主なもしもの場合には、次のようなケースがあります。
- 入国時PCR検査が陽性だった場合(政府の発表によると、8月9日以降はワクチン接種完了者の入国時PCRは廃止され、無作為になります)
- ワクチン接種証明書の翻訳に不備があった場合で隔離免除にならなかった 等
ワクチン接種完了者だからといって、全員隔離免除になるわけではありません。隔離が免除になるかどうかの最終判断は渡航後の入国審査時に決定します。
隔離先の手配について
私の場合、留学する学校の規定が厳しく、14日間の隔離先は学校指定の隔離先、あるいはエージェントが手配した隔離先のみ許可していました。(注※)
選択肢としては
- 学校が手配するホームステイ
- 学校が手配するホテル隔離プラン
- エージェントが用意したホームステイ
のいずれかがありました。
しかしこれらのプランは隔離必須の方々対象のプランです。隔離が免除になる可能性が高いのに、隔離可能な滞在先は高額なうえ、隔離対象の方々と同様の生活をしなければいけないという事になります。ワクチン接種完了者に対するプランはありませんでした。

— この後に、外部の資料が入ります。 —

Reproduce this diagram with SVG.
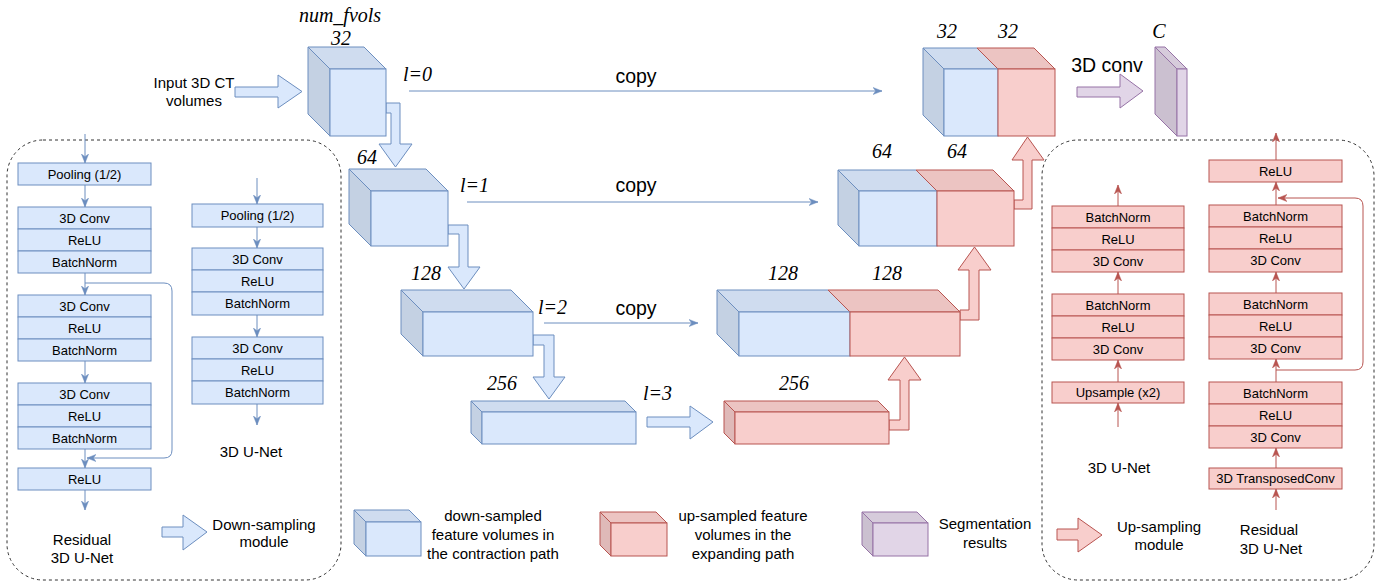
<svg xmlns="http://www.w3.org/2000/svg" width="1383" height="587" viewBox="0 0 1383 587">
<defs>
<style>
.bf{fill:#dae8fc;stroke:#6c8ebf;stroke-width:1}
.bt{fill:#cfdcef;stroke:#6c8ebf;stroke-width:1}
.bs{fill:#c4d1e3;stroke:#6c8ebf;stroke-width:1}
.rf{fill:#f8cecc;stroke:#b85450;stroke-width:1}
.rt{fill:#ecc4c2;stroke:#b85450;stroke-width:1}
.rs{fill:#dfb9b8;stroke:#b85450;stroke-width:1}
.pf{fill:#e1d5e7;stroke:#9673a6;stroke-width:1}
.pt{fill:#d6cbdb;stroke:#9673a6;stroke-width:1}
.ps{fill:#cbc0d0;stroke:#9673a6;stroke-width:1}
.t{font-family:"Liberation Sans",Arial,Helvetica,sans-serif;font-size:13px;text-anchor:middle;fill:#000}
.l{font-size:15px}
.c{font-size:19.5px}
.it{font-family:"Liberation Serif","Times New Roman",serif;font-style:italic;font-size:20px;text-anchor:middle;fill:#000}
.st{text-anchor:start}
.bl{stroke:#6c8ebf;stroke-width:1;fill:none;marker-end:url(#ab)}
.rl{stroke:#b85450;stroke-width:1;fill:none;marker-end:url(#ar)}
.dash{fill:none;stroke:#333;stroke-width:1;stroke-dasharray:3 3}
</style>
<marker id="ab" viewBox="0 0 10 10" refX="10" refY="5" markerWidth="9" markerHeight="9" markerUnits="userSpaceOnUse" orient="auto">
<path d="M0,1 L10,5 L0,9 L3,5 z" fill="#6c8ebf" stroke="#6c8ebf" stroke-width="0.5"/>
</marker>
<marker id="ar" viewBox="0 0 10 10" refX="10" refY="5" markerWidth="9" markerHeight="9" markerUnits="userSpaceOnUse" orient="auto">
<path d="M0,1 L10,5 L0,9 L3,5 z" fill="#b85450" stroke="#b85450" stroke-width="0.5"/>
</marker>
</defs>
<rect width="1383" height="587" fill="#ffffff"/>

<!-- panels -->
<g id="panel-left">
<rect class="dash" x="7" y="140" width="334" height="440" rx="36" ry="36"/>
</g>
<g id="panel-right">
<rect class="dash" x="1042" y="140" width="332" height="440" rx="36" ry="36"/>
</g>

<!-- connectors -->
<g id="connectors">
<line class="bl" x1="409" y1="91" x2="882" y2="91"/>
<line class="bl" x1="467" y1="202" x2="818" y2="202"/>
<line class="bl" x1="544" y1="323" x2="698" y2="323"/>
<!-- left panel residual -->
<line class="bl" x1="85" y1="134" x2="85" y2="163"/>
<line class="bl" x1="85" y1="185" x2="85" y2="207"/>
<line class="bl" x1="85" y1="273" x2="85" y2="295"/>
<line class="bl" x1="85" y1="361" x2="85" y2="383"/>
<line class="bl" x1="85" y1="449" x2="85" y2="468"/>
<line class="bl" x1="85" y1="490" x2="85" y2="510"/>
<path class="bl" d="M85,283 H164 Q172,283 172,291 V450 Q172,458 164,458 H87"/>
<!-- left panel plain -->
<line class="bl" x1="257" y1="178" x2="257" y2="204"/>
<line class="bl" x1="257" y1="227" x2="257" y2="248"/>
<line class="bl" x1="257" y1="315" x2="257" y2="337"/>
<line class="bl" x1="257" y1="404" x2="257" y2="425"/>
<!-- right panel plain -->
<line class="rl" x1="1118" y1="427" x2="1118" y2="403"/>
<line class="rl" x1="1118" y1="382" x2="1118" y2="360"/>
<line class="rl" x1="1118" y1="294" x2="1118" y2="272"/>
<line class="rl" x1="1118" y1="206" x2="1118" y2="185"/>
<!-- right panel residual -->
<line class="rl" x1="1276" y1="510" x2="1276" y2="489"/>
<line class="rl" x1="1276" y1="468" x2="1276" y2="448"/>
<line class="rl" x1="1276" y1="382" x2="1276" y2="359"/>
<line class="rl" x1="1276" y1="293" x2="1276" y2="272"/>
<line class="rl" x1="1276" y1="205" x2="1276" y2="182"/>
<line class="rl" x1="1276" y1="160" x2="1276" y2="133"/>
<path class="rl" d="M1276,370 H1355 Q1363,370 1363,362 V206 Q1363,198 1355,198 H1278"/>
</g>

<!-- block arrows -->
<g id="arrow-input"><polygon class="bf" points="235,87 278,87 278,75 302,91.5 278,108 278,97 235,97"/></g>
<g id="arrow-down-0"><polygon class="bf" points="386,103 400,103 400,144 412,144 395.5,167 379,144 391,144 391,113 386,113"/></g>
<g id="arrow-down-1"><polygon class="bf" points="448,225 468,225 468,267 480,267 464,289 448,267 459,267 459,234 448,234"/></g>
<g id="arrow-down-2"><polygon class="bf" points="533,335 554,335 554,377 565,377 549,399 533,377 544,377 544,345 533,345"/></g>
<g id="arrow-bottom"><polygon class="bf" points="647,417 690,417 690,406 713,422 690,439 690,427 647,427"/></g>
<g id="arrow-up-3"><polygon class="rf" points="889,420 900,420 900,380 888,380 904.5,357 921,380 909,380 909,430 889,430"/></g>
<g id="arrow-up-2"><polygon class="rf" points="960,310 969,310 969,270 958,270 974.5,247 991,270 979,270 979,320 960,320"/></g>
<g id="arrow-up-1"><polygon class="rf" points="1014,200 1023,200 1023,160 1012,160 1027.5,137 1044,160 1032,160 1032,209 1014,209"/></g>
<g id="arrow-conv"><polygon class="pf" points="1077,87 1120,87 1120,74 1143,91 1120,108 1120,97 1077,97"/></g>

<!-- encoder cubes -->
<g id="cube-enc-0">
<polygon class="bt" points="308,47 364,47 386,69 330,69"/>
<polygon class="bs" points="308,47 330,69 330,136 308,114"/>
<rect class="bf" x="330" y="69" width="56" height="67"/>
</g>
<g id="cube-enc-1">
<polygon class="bt" points="349,169 426,169 448,191 371,191"/>
<polygon class="bs" points="349,169 371,191 371,246 349,224"/>
<rect class="bf" x="371" y="191" width="77" height="55"/>
</g>
<g id="cube-enc-2">
<polygon class="bt" points="401,290 511,290 533,312 423,312"/>
<polygon class="bs" points="401,290 423,312 423,356 401,334"/>
<rect class="bf" x="423" y="312" width="110" height="44"/>
</g>
<g id="cube-enc-3">
<polygon class="bt" points="471,401 625,401 636,412 482,412"/>
<polygon class="bs" points="471,401 482,412 482,444 471,433"/>
<rect class="bf" x="482" y="412" width="154" height="32"/>
</g>

<!-- decoder cubes -->
<g id="cube-dec-3">
<polygon class="rt" points="724,401 878,401 889,412 735,412"/>
<polygon class="rs" points="724,401 735,412 735,444 724,433"/>
<rect class="rf" x="735" y="412" width="154" height="32"/>
</g>
<g id="cube-dec-2">
<polygon class="bt" points="717,290 828,290 850,312 739,312"/>
<polygon class="rt" points="828,290 938,290 960,312 850,312"/>
<polygon class="bs" points="717,290 739,312 739,356 717,334"/>
<rect class="bf" x="739" y="312" width="111" height="44"/>
<rect class="rf" x="850" y="312" width="110" height="44"/>
</g>
<g id="cube-dec-1">
<polygon class="bt" points="838,170 916,170 937,191 859,191"/>
<polygon class="rt" points="916,170 993,170 1014,191 937,191"/>
<polygon class="bs" points="838,170 859,191 859,246 838,225"/>
<rect class="bf" x="859" y="191" width="78" height="55"/>
<rect class="rf" x="937" y="191" width="77" height="55"/>
</g>
<g id="cube-dec-0">
<polygon class="bt" points="923,48 977,48 998,69 944,69"/>
<polygon class="rt" points="977,48 1034,48 1055,69 998,69"/>
<polygon class="bs" points="923,48 944,69 944,136 923,115"/>
<rect class="bf" x="944" y="69" width="54" height="67"/>
<rect class="rf" x="998" y="69" width="57" height="67"/>
</g>
<g id="output-slab">
<polygon class="pt" points="1155,47 1165,47 1187,69 1177,69"/>
<polygon class="ps" points="1155,47 1177,69 1177,136 1155,114"/>
<rect class="pf" x="1177" y="69" width="10" height="67"/>
</g>

<!-- labels -->
<g id="labels">
<text class="t l" x="194" y="88">Input 3D CT</text>
<text class="t l" x="194" y="106">volumes</text>
<text class="it" x="340" y="22">num_fvols</text>
<text class="it" x="341" y="45">32</text>
<text class="it st" x="403" y="81">l=0</text>
<text class="t c" x="636" y="83">copy</text>
<text class="it" x="367" y="164">64</text>
<text class="it st" x="460" y="192">l=1</text>
<text class="t c" x="636" y="192">copy</text>
<text class="it" x="426" y="280">128</text>
<text class="it st" x="538" y="314">l=2</text>
<text class="t c" x="636" y="315">copy</text>
<text class="it" x="502" y="390">256</text>
<text class="it st" x="643" y="400">l=3</text>
<text class="it" x="794" y="390">256</text>
<text class="it" x="783" y="280">128</text>
<text class="it" x="887" y="280">128</text>
<text class="it" x="882" y="158">64</text>
<text class="it" x="957" y="158">64</text>
<text class="it" x="947" y="38">32</text>
<text class="it" x="1008" y="38">32</text>
<text class="it" x="1159" y="38">C</text>
<text class="t c" x="1107" y="72">3D conv</text>
</g>

<!-- left panel: residual 3D U-Net (down) -->
<g id="res-down">
<rect class="bf" x="18" y="163" width="133" height="22"/><text class="t" x="84.5" y="178.5">Pooling (1/2)</text>
<rect class="bf" x="18" y="207" width="133" height="22"/><text class="t" x="84.5" y="222.5">3D Conv</text>
<rect class="bf" x="18" y="229" width="133" height="22"/><text class="t" x="84.5" y="244.5">ReLU</text>
<rect class="bf" x="18" y="251" width="133" height="22"/><text class="t" x="84.5" y="266.5">BatchNorm</text>
<rect class="bf" x="18" y="295" width="133" height="22"/><text class="t" x="84.5" y="310.5">3D Conv</text>
<rect class="bf" x="18" y="317" width="133" height="22"/><text class="t" x="84.5" y="332.5">ReLU</text>
<rect class="bf" x="18" y="339" width="133" height="22"/><text class="t" x="84.5" y="354.5">BatchNorm</text>
<rect class="bf" x="18" y="383" width="133" height="22"/><text class="t" x="84.5" y="398.5">3D Conv</text>
<rect class="bf" x="18" y="405" width="133" height="22"/><text class="t" x="84.5" y="420.5">ReLU</text>
<rect class="bf" x="18" y="427" width="133" height="22"/><text class="t" x="84.5" y="442.5">BatchNorm</text>
<rect class="bf" x="18" y="468" width="133" height="22"/><text class="t" x="84.5" y="483.5">ReLU</text>
<text class="t l" x="82" y="545">Residual</text>
<text class="t l" x="82" y="563">3D U-Net</text>
</g>
<g id="unet-down">
<rect class="bf" x="192" y="204" width="131" height="23"/><text class="t" x="257.5" y="220">Pooling (1/2)</text>
<rect class="bf" x="192" y="248" width="131" height="22"/><text class="t" x="257.5" y="263.5">3D Conv</text>
<rect class="bf" x="192" y="270" width="131" height="22"/><text class="t" x="257.5" y="285.5">ReLU</text>
<rect class="bf" x="192" y="292" width="131" height="23"/><text class="t" x="257.5" y="308">BatchNorm</text>
<rect class="bf" x="192" y="337" width="131" height="22"/><text class="t" x="257.5" y="352.5">3D Conv</text>
<rect class="bf" x="192" y="359" width="131" height="22"/><text class="t" x="257.5" y="374.5">ReLU</text>
<rect class="bf" x="192" y="381" width="131" height="23"/><text class="t" x="257.5" y="397">BatchNorm</text>
<text class="t l" x="251" y="457">3D U-Net</text>
</g>
<g id="legend-down">
<polygon class="bf" points="162,527 183,527 183,515 207,532 183,550 183,537 162,537"/>
<text class="t l" x="264" y="530">Down-sampling</text>
<text class="t l" x="264" y="547">module</text>
</g>

<!-- right panel -->
<g id="unet-up">
<rect class="rf" x="1052" y="206" width="132" height="22"/><text class="t" x="1118" y="221.5">BatchNorm</text>
<rect class="rf" x="1052" y="228" width="132" height="22"/><text class="t" x="1118" y="243.5">ReLU</text>
<rect class="rf" x="1052" y="250" width="132" height="22"/><text class="t" x="1118" y="265.5">3D Conv</text>
<rect class="rf" x="1052" y="294" width="132" height="22"/><text class="t" x="1118" y="309.5">BatchNorm</text>
<rect class="rf" x="1052" y="316" width="132" height="22"/><text class="t" x="1118" y="331.5">ReLU</text>
<rect class="rf" x="1052" y="338" width="132" height="22"/><text class="t" x="1118" y="353.5">3D Conv</text>
<rect class="rf" x="1052" y="382" width="132" height="21"/><text class="t" x="1118" y="397">Upsample (x2)</text>
<text class="t l" x="1119" y="473">3D U-Net</text>
</g>
<g id="res-up">
<rect class="rf" x="1209" y="160" width="133" height="22"/><text class="t" x="1275.5" y="175.5">ReLU</text>
<rect class="rf" x="1209" y="205" width="133" height="22"/><text class="t" x="1275.5" y="220.5">BatchNorm</text>
<rect class="rf" x="1209" y="227" width="133" height="22"/><text class="t" x="1275.5" y="242.5">ReLU</text>
<rect class="rf" x="1209" y="249" width="133" height="23"/><text class="t" x="1275.5" y="265">3D Conv</text>
<rect class="rf" x="1209" y="293" width="133" height="22"/><text class="t" x="1275.5" y="308.5">BatchNorm</text>
<rect class="rf" x="1209" y="315" width="133" height="22"/><text class="t" x="1275.5" y="330.5">ReLU</text>
<rect class="rf" x="1209" y="337" width="133" height="22"/><text class="t" x="1275.5" y="352.5">3D Conv</text>
<rect class="rf" x="1209" y="382" width="133" height="22"/><text class="t" x="1275.5" y="397.5">BatchNorm</text>
<rect class="rf" x="1209" y="404" width="133" height="22"/><text class="t" x="1275.5" y="419.5">ReLU</text>
<rect class="rf" x="1209" y="426" width="133" height="22"/><text class="t" x="1275.5" y="441.5">3D Conv</text>
<rect class="rf" x="1209" y="468" width="133" height="21"/><text class="t" x="1275.5" y="483">3D TransposedConv</text>
<text class="t l" x="1269" y="535">Residual</text>
<text class="t l" x="1271" y="554">3D U-Net</text>
</g>
<g id="legend-up">
<polygon class="rf" points="1057,529 1078,529 1078,518 1102,535 1078,552 1078,540 1057,540"/>
<text class="t l" x="1159" y="532">Up-sampling</text>
<text class="t l" x="1159" y="550">module</text>
</g>

<!-- legend -->
<g id="legend-blue">
<polygon class="bt" points="354,510 409,510 421,522 366,522"/>
<polygon class="bs" points="354,510 366,522 366,556 354,544"/>
<rect class="bf" x="366" y="522" width="55" height="34"/>
<text class="t l" x="493" y="521">down-sampled</text>
<text class="t l" x="493" y="540">feature volumes in</text>
<text class="t l" x="493" y="559">the contraction path</text>
</g>
<g id="legend-red">
<polygon class="rt" points="600,512 656,512 667,523 611,523"/>
<polygon class="rs" points="600,512 611,523 611,556 600,545"/>
<rect class="rf" x="611" y="523" width="56" height="33"/>
<text class="t l" x="743" y="521">up-sampled feature</text>
<text class="t l" x="743" y="540">volumes in the</text>
<text class="t l" x="743" y="559">expanding path</text>
</g>
<g id="legend-purple">
<polygon class="pt" points="862,512 917,512 928,523 873,523"/>
<polygon class="ps" points="862,512 873,523 873,556 862,545"/>
<rect class="pf" x="873" y="523" width="55" height="33"/>
<text class="t l" x="985" y="529">Segmentation</text>
<text class="t l" x="985" y="548">results</text>
</g>
</svg>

そのため、私は他の学校や渡航者の方からの情報収集を行い、エージェントさんの協力のもと民泊サイトにて隔離としても利用可能な場所(誰とも接触しない一軒家)で滞在する方向で許可を得ました。
民泊サイトでは隔離先としての使用を禁止しているホストもいるため、予約する前に事前にホストに隔離先としての利用が可能か了承を得る必要があります。、隔離時の食材調達はどうするか等も予め決めておく必要があります。もしも14日間隔離となった際の事も予測し、計画を立てました。
(※学校によっては自身で手配した滞在先を認めている学校もあります。カナダでは各学校が政府に留学生受け入れ準備計画を提出し認可を得られた学校のみが留学生受け入れ可能となっており、申請した計画に規定した滞在先条件に沿う必要があるからです。)
コロナ禍では政府の発表に沿って準備をしっかり行、安心安全な留学を
2021年8月現在、カナダ政府は入国者の渡航後の隔離措置について段階的に緩和している最中です。私が渡航した時期と比べ、変更されている部分が多くあります。
カナダはワクチン接種率も高く、マスクを着けない日常を取り戻しつつあります。
渡航までの準備は大変です。今はSNSで情報収集がしやすい反面、間違った情報も多く記載されています。そのためソースのしっかりしている情報であるかどうかの判断も重要です。
下調べをしっかり行い、皆さんが実りのある留学生活を送れるように祈っています。